WHAT THE TASK ASKS:
Skip every picture, and extract verbatim the lines from the line containing "Emit a web page" to the line containing "110, left: 133", both lines included.

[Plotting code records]
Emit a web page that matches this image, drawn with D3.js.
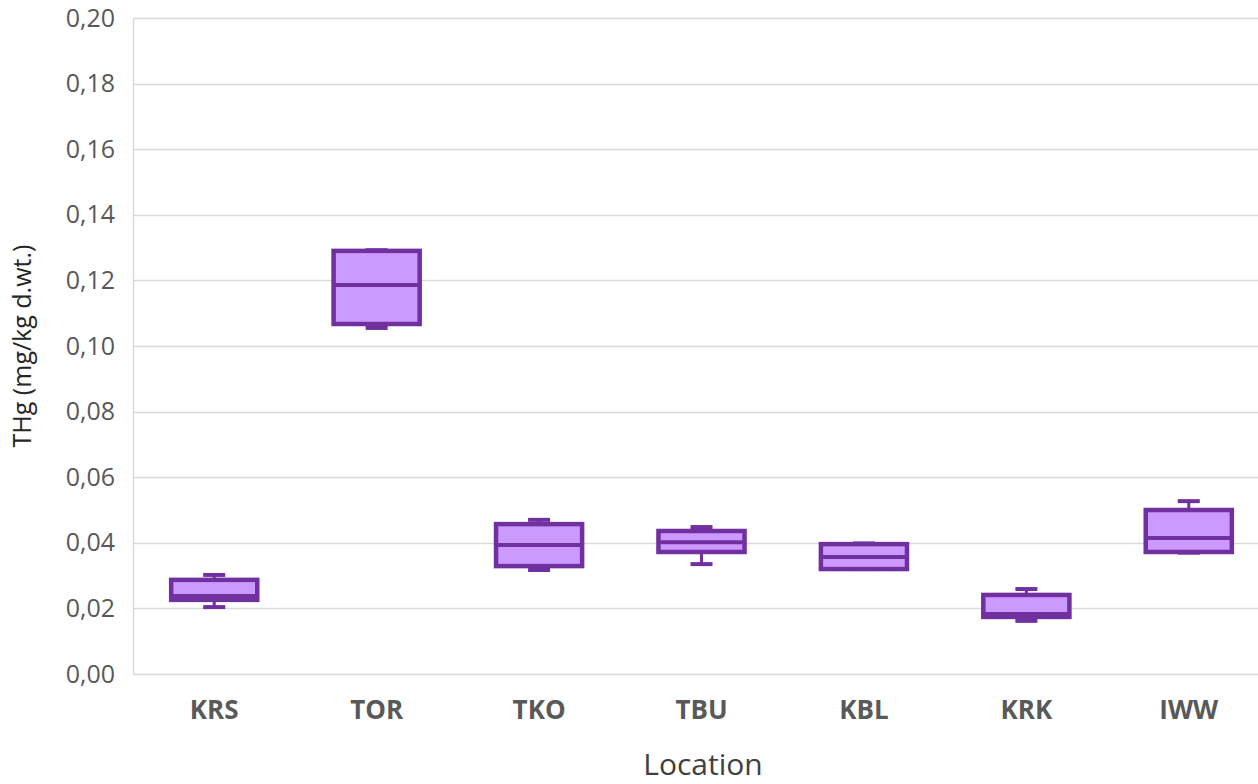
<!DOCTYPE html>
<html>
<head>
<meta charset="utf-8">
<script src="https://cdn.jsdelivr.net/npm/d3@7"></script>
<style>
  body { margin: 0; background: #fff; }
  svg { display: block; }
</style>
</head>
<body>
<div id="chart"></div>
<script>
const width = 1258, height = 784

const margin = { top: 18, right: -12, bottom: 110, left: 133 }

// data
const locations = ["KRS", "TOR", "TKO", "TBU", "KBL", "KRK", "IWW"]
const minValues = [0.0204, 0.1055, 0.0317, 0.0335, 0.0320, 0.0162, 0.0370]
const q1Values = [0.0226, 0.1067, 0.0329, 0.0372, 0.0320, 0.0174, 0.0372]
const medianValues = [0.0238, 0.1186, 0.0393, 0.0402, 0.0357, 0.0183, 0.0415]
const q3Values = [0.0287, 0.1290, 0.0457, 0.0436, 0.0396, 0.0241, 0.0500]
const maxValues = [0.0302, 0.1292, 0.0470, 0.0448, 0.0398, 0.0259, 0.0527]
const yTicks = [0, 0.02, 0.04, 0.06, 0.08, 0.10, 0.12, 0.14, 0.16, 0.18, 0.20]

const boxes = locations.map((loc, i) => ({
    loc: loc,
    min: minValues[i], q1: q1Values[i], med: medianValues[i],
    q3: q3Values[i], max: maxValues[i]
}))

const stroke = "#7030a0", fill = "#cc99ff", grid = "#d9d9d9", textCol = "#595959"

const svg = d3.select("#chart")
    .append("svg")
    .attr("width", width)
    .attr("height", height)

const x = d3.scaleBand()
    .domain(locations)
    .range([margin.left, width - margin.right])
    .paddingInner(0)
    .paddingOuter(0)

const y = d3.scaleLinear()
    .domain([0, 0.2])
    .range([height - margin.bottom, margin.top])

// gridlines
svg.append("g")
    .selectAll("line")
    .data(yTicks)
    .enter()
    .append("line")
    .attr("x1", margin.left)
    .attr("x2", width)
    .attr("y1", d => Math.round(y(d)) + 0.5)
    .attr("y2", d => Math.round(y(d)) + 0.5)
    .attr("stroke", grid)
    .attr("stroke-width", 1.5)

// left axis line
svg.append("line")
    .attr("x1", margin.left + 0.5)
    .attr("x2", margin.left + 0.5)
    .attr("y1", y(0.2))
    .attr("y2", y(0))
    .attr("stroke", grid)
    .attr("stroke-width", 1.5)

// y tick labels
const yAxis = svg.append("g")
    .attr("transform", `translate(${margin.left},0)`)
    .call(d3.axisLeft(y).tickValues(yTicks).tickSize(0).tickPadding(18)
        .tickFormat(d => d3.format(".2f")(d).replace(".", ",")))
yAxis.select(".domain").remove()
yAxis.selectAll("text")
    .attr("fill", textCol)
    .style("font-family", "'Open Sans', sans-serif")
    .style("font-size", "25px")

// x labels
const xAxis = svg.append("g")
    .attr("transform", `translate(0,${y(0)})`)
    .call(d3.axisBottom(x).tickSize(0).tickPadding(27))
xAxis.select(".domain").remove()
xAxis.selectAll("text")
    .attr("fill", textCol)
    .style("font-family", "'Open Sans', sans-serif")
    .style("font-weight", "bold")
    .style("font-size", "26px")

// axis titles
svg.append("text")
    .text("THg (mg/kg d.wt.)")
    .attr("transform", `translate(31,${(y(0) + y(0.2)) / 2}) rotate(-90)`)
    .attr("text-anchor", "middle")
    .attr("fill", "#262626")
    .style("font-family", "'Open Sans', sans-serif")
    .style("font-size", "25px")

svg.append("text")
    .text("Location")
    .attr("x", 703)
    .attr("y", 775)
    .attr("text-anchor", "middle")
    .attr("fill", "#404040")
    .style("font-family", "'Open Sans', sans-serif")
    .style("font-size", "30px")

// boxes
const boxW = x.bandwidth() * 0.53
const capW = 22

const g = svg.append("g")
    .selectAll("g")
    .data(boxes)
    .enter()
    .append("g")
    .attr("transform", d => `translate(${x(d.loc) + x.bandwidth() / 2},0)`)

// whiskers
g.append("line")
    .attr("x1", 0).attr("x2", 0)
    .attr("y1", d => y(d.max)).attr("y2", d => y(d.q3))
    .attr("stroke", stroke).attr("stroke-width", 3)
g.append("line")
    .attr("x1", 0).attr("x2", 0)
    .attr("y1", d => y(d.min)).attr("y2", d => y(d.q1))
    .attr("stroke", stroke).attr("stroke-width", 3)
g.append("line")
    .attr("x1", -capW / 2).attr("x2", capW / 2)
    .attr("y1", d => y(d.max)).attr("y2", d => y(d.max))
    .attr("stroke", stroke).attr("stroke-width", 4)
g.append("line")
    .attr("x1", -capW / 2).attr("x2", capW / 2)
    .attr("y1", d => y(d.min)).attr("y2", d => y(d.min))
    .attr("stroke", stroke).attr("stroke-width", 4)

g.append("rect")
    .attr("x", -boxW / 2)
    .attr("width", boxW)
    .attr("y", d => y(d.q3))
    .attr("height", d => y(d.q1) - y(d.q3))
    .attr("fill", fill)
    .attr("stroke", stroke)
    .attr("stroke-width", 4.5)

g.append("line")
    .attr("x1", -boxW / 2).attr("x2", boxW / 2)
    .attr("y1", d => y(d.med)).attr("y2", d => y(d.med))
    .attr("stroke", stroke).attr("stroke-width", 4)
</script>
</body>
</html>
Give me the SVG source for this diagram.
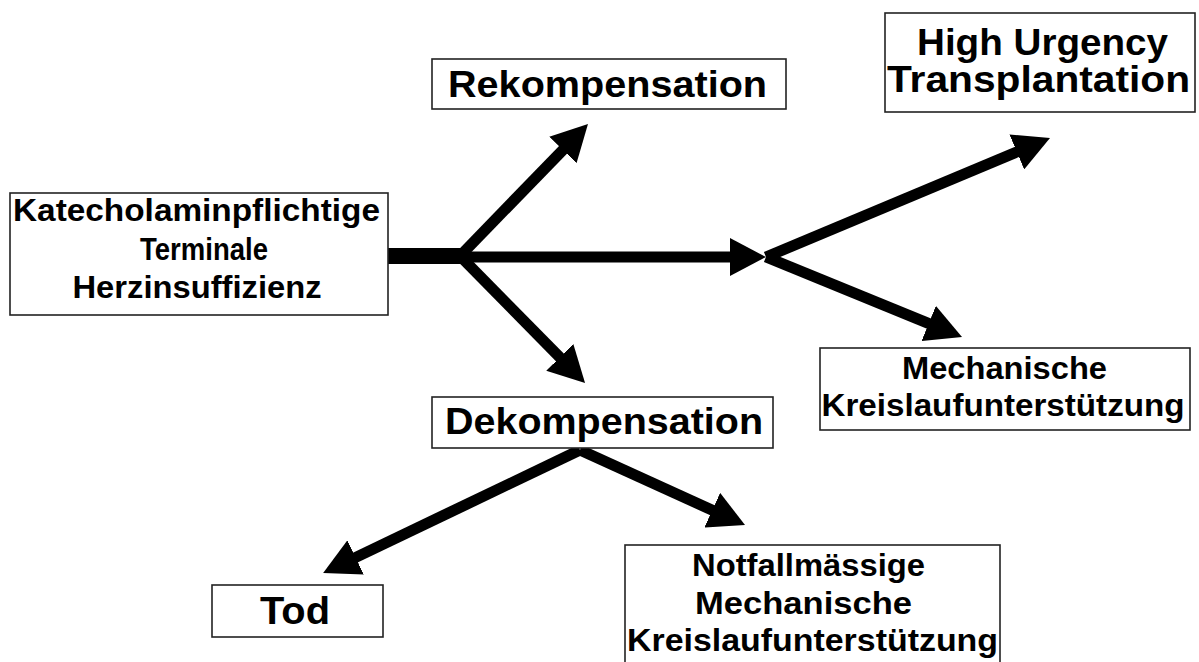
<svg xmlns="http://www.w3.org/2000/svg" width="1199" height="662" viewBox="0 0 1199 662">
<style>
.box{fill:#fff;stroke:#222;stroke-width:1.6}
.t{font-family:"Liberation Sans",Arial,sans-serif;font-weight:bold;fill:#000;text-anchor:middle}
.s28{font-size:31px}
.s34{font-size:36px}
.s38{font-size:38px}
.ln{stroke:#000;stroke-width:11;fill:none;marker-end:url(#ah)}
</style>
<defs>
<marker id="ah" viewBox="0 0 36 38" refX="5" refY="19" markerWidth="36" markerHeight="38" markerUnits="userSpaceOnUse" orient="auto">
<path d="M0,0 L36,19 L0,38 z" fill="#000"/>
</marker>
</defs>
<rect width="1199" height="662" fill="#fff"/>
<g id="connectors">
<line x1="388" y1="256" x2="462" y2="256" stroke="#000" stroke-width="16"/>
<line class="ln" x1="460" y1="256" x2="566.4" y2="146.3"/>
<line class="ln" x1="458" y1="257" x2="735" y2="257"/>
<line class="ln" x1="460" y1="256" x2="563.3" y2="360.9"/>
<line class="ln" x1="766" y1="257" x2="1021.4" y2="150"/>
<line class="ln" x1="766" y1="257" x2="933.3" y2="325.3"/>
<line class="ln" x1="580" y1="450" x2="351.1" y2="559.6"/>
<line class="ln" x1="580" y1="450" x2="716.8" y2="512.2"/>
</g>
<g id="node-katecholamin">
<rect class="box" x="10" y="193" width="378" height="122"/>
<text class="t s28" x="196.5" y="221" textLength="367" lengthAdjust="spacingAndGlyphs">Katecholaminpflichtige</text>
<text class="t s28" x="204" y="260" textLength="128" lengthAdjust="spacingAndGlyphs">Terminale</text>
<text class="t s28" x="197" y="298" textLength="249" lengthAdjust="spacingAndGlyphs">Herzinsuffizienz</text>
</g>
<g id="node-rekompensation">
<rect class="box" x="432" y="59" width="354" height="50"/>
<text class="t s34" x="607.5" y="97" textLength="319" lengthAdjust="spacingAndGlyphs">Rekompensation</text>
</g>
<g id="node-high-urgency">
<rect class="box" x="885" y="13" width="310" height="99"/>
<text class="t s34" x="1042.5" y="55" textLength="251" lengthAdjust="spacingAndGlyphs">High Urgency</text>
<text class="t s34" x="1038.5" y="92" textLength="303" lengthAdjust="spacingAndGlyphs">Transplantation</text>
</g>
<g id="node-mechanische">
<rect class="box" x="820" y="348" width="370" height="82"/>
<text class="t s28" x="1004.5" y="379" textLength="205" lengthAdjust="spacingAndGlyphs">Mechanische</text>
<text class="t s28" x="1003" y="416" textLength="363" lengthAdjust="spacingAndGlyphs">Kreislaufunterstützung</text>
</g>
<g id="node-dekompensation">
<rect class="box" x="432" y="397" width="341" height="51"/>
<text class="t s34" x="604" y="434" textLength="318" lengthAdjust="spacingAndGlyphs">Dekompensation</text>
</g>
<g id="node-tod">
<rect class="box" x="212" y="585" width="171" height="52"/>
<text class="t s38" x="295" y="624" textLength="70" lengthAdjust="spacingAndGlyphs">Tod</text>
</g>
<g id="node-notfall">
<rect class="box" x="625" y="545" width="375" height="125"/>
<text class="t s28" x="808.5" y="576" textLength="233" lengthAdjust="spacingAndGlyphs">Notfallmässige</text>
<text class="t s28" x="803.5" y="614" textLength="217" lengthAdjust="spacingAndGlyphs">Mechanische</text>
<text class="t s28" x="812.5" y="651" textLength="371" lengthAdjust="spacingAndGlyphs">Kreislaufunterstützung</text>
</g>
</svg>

...

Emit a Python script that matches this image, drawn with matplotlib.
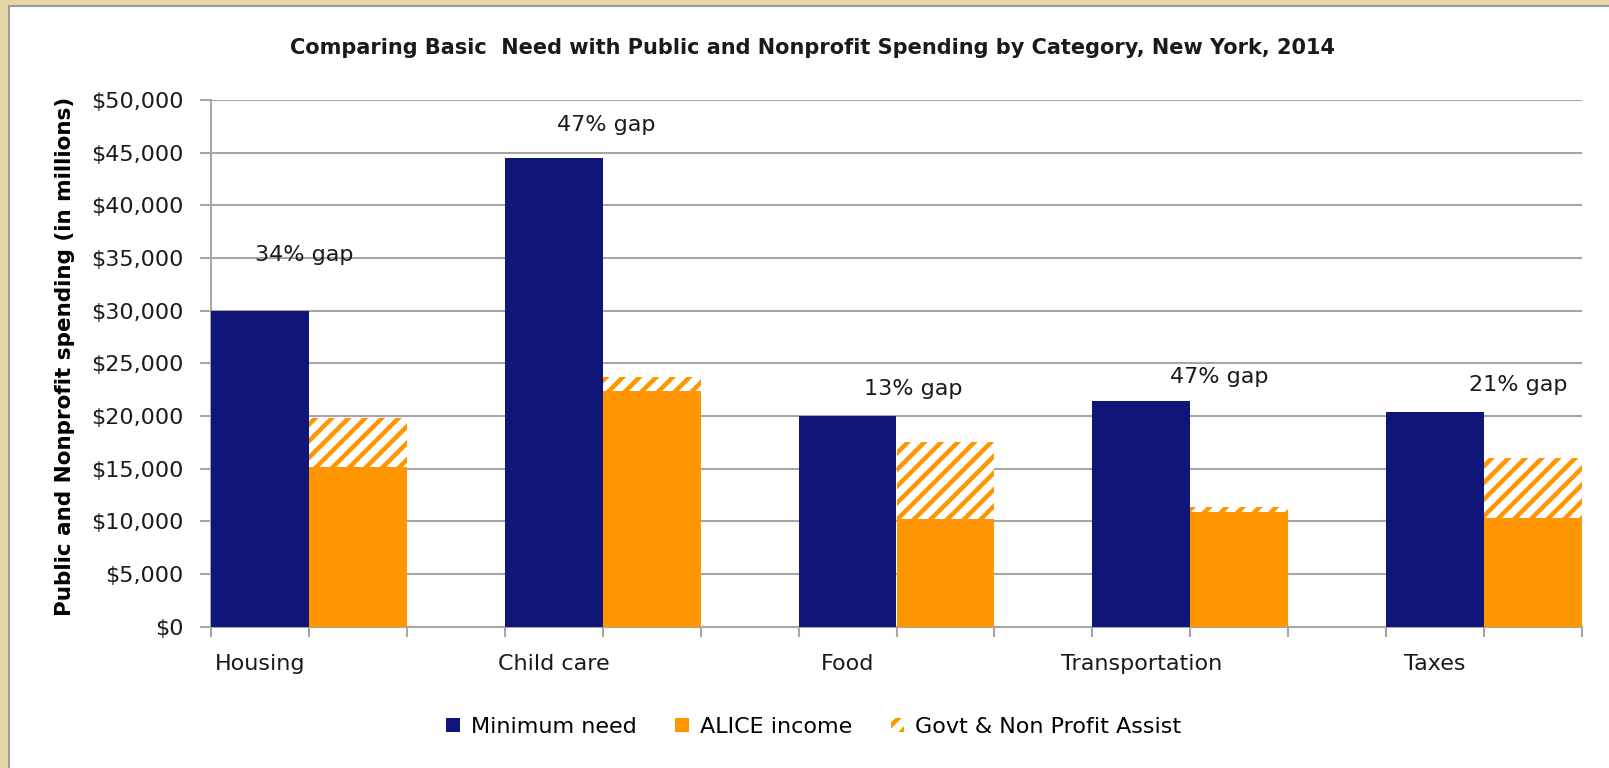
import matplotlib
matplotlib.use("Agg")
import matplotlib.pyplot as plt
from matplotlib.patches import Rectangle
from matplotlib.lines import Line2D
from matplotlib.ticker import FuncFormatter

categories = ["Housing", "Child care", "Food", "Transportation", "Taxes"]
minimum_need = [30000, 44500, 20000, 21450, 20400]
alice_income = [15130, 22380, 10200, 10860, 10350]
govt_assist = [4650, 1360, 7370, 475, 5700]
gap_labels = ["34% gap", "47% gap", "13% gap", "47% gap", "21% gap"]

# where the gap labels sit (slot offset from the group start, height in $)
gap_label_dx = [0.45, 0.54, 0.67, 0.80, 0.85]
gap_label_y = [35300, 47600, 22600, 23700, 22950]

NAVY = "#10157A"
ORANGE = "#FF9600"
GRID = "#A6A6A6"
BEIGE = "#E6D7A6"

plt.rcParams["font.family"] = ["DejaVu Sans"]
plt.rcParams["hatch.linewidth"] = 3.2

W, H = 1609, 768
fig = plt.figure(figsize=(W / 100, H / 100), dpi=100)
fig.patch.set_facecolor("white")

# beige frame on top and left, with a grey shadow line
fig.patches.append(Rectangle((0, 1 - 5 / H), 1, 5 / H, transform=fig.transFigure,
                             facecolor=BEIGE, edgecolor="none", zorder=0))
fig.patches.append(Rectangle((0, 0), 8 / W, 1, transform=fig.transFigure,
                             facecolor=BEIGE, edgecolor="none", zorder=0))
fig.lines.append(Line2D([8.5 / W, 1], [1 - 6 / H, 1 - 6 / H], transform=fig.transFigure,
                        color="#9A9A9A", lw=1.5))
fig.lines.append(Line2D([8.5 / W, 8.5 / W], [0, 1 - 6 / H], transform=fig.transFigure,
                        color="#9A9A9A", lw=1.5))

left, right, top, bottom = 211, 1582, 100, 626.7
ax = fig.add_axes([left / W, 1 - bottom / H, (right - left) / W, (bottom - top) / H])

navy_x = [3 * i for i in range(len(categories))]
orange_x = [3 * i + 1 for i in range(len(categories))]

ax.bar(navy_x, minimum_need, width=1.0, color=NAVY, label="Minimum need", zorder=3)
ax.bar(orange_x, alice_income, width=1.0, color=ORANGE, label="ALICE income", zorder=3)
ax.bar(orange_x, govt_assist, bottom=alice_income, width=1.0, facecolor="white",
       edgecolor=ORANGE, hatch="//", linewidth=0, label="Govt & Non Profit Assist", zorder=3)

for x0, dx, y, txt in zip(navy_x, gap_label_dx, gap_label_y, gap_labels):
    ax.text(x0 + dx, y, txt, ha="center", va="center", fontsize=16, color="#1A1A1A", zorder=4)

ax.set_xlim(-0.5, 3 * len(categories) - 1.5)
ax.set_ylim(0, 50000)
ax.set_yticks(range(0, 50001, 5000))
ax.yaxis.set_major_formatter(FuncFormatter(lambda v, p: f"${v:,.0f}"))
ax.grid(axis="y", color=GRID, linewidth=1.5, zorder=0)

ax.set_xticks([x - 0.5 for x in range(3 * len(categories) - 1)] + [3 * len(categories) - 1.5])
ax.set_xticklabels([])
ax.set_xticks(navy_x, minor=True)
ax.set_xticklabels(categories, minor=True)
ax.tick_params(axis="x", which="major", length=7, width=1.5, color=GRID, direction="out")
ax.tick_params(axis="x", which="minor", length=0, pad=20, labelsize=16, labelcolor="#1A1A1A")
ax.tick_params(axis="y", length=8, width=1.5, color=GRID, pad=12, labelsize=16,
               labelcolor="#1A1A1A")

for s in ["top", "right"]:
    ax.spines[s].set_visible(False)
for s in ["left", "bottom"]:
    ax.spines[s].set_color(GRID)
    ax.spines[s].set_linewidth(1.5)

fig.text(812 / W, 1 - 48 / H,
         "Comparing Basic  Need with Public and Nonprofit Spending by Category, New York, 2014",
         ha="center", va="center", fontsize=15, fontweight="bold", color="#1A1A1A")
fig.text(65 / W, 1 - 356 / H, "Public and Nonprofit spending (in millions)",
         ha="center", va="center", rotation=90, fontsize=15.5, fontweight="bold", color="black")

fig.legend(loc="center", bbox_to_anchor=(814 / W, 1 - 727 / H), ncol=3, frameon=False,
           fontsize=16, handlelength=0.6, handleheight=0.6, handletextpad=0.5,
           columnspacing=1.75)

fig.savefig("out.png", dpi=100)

...

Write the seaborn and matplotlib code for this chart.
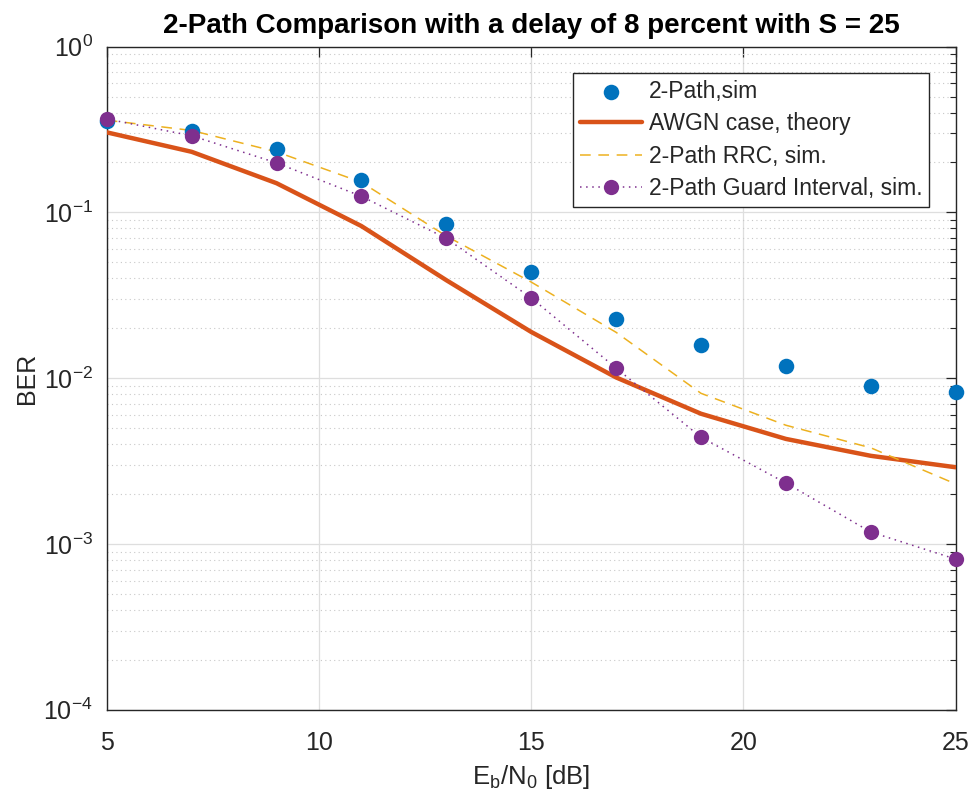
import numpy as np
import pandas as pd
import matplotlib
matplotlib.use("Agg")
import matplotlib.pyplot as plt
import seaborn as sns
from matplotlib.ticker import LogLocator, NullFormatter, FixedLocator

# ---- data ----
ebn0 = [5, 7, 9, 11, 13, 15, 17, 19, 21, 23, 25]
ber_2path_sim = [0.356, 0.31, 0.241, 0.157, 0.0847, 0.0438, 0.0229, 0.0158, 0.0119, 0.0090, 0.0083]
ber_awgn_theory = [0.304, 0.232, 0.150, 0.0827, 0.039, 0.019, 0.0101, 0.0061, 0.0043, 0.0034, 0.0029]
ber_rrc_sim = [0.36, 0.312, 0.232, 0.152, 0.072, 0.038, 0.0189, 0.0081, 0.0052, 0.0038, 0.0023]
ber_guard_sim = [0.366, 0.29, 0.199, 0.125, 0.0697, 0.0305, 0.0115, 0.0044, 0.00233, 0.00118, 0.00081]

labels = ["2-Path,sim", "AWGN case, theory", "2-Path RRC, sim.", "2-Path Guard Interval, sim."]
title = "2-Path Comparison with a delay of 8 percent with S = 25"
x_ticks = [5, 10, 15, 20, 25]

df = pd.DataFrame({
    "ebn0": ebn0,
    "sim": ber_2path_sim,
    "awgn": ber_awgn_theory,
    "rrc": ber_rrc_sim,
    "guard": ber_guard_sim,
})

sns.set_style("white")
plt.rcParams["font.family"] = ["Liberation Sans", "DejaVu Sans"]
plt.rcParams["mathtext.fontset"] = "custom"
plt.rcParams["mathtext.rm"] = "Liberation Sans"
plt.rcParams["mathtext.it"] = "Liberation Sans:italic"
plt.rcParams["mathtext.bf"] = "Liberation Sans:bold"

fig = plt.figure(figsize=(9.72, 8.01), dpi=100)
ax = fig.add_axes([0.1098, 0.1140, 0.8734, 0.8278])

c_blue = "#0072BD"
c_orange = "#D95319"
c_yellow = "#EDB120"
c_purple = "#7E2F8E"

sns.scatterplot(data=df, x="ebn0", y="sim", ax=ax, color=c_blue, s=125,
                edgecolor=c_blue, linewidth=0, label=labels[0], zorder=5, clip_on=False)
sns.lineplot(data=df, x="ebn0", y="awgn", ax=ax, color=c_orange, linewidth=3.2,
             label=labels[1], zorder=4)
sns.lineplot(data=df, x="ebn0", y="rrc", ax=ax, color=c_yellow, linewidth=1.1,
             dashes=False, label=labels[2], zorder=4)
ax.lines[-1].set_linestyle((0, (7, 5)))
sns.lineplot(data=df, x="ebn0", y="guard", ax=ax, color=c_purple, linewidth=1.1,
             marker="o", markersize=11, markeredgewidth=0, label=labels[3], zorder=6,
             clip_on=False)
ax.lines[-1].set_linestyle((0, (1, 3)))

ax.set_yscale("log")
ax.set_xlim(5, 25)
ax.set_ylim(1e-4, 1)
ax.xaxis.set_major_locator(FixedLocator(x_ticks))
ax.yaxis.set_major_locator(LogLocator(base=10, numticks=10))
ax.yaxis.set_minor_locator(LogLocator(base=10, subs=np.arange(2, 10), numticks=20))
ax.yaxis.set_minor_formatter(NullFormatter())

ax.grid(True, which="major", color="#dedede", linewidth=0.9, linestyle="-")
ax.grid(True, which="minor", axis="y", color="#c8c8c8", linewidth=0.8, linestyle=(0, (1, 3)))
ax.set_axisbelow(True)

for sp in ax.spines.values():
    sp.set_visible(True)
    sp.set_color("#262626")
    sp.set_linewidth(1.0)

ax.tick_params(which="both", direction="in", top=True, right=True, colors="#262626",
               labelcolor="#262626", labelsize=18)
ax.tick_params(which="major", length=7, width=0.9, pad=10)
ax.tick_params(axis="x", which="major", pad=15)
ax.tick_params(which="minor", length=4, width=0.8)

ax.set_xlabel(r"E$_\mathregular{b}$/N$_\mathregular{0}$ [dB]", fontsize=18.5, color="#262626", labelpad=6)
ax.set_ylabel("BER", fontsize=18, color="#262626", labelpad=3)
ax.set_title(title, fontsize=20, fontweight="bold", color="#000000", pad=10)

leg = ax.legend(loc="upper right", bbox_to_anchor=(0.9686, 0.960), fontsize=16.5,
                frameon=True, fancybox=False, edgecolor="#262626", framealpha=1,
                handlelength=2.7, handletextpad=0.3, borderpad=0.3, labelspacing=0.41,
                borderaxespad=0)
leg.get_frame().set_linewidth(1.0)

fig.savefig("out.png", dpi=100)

ANSWER TO THIS PROBLEM:
Emit a web page that matches this image, drawn with D3.js.
<!DOCTYPE html>
<html>
<head>
<meta charset="utf-8">
<script src="https://cdn.jsdelivr.net/npm/d3@7"></script>
<style>
  body { margin: 0; background: #fff; }
  svg { display: block; }
</style>
</head>
<body>
<div id="chart"></div>
<script>
const width = 1258, height = 784

const margin = { top: 18, right: -12, bottom: 110, left: 133 }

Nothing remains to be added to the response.